Closed mprabhakarece closed 2 years ago
When I try to do inference by creating one more Dnn object as tk::dnn::DetectionNN *detNN1; and passing my rt file without changing any other components I am getting segmentation fault error.
Hi @mprabhakarece,
I have just fast tried that, and I don't get any error. This is my (crappy) way to modify the demo to test it:
tk::dnn::Yolo3Detection yolo2;
tk::dnn::DetectionNN *detNN2;
std::string net2 = "yolo4_fp32.rt";
switch(ntype)
{
case 'y':
detNN = &yolo;
detNN2 = &yolo2;
break;
case 'c':
detNN = &cnet;
break;
case 'm':
detNN = &mbnet;
n_classes++;
break;
default:
FatalError("Network type not allowed (3rd parameter)\n");
}
detNN->init(net, n_classes, n_batch, conf_thresh);
detNN2->init(net2, n_classes, n_batch, conf_thresh);
Hi @mive93
I ran two models in different terminal: ./demo yolo4_fp32.rt ../demo/yolo_test.mp4 y
I found that the FPS reduced.
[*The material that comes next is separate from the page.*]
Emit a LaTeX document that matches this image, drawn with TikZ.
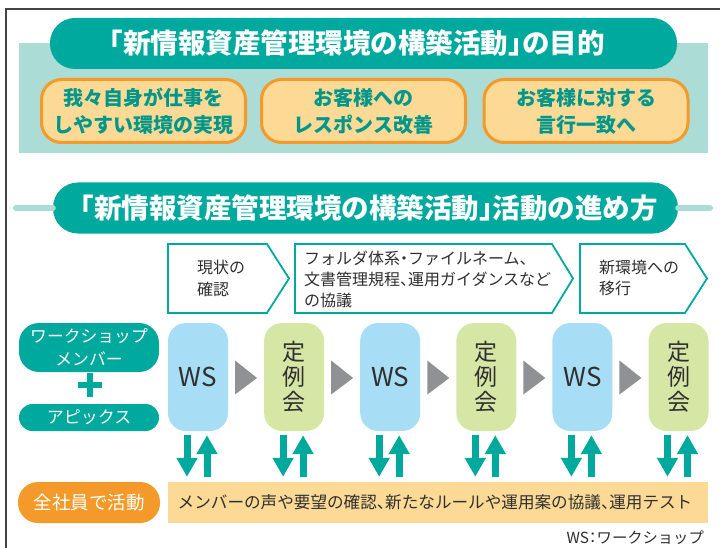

Is that correct? Is there anything I could do to make FPS not to reduce? I think it's same that run two models in one process or run separately in two processes? Am I right?
Hi @peterlee909 yeah, it's total normal that you have degradation in FPS, you're doing two inferences instead of only one. And yes, it's almost the same as running two separate processes. It depends on your application of course, but the only thing you can do to run more inferences at the same time and not double the latency is exploiting batching, but that means that you have to use the same model.
@mive93 Thank you so much! According to the NVIDIA's information, it's because only one GPU context can be active at a time. Well, that's a little embarrassing.
Closing for inactivity. Feel free to reopen.
Hi,
I have two weight files. And converted them into rt files. Now I am able to run inference of the converted rt files separately. But I want to run both rt files in single application. Kindly let me know the possibilities and procedure.
Thank you in advance.
Regards, Prabhakar M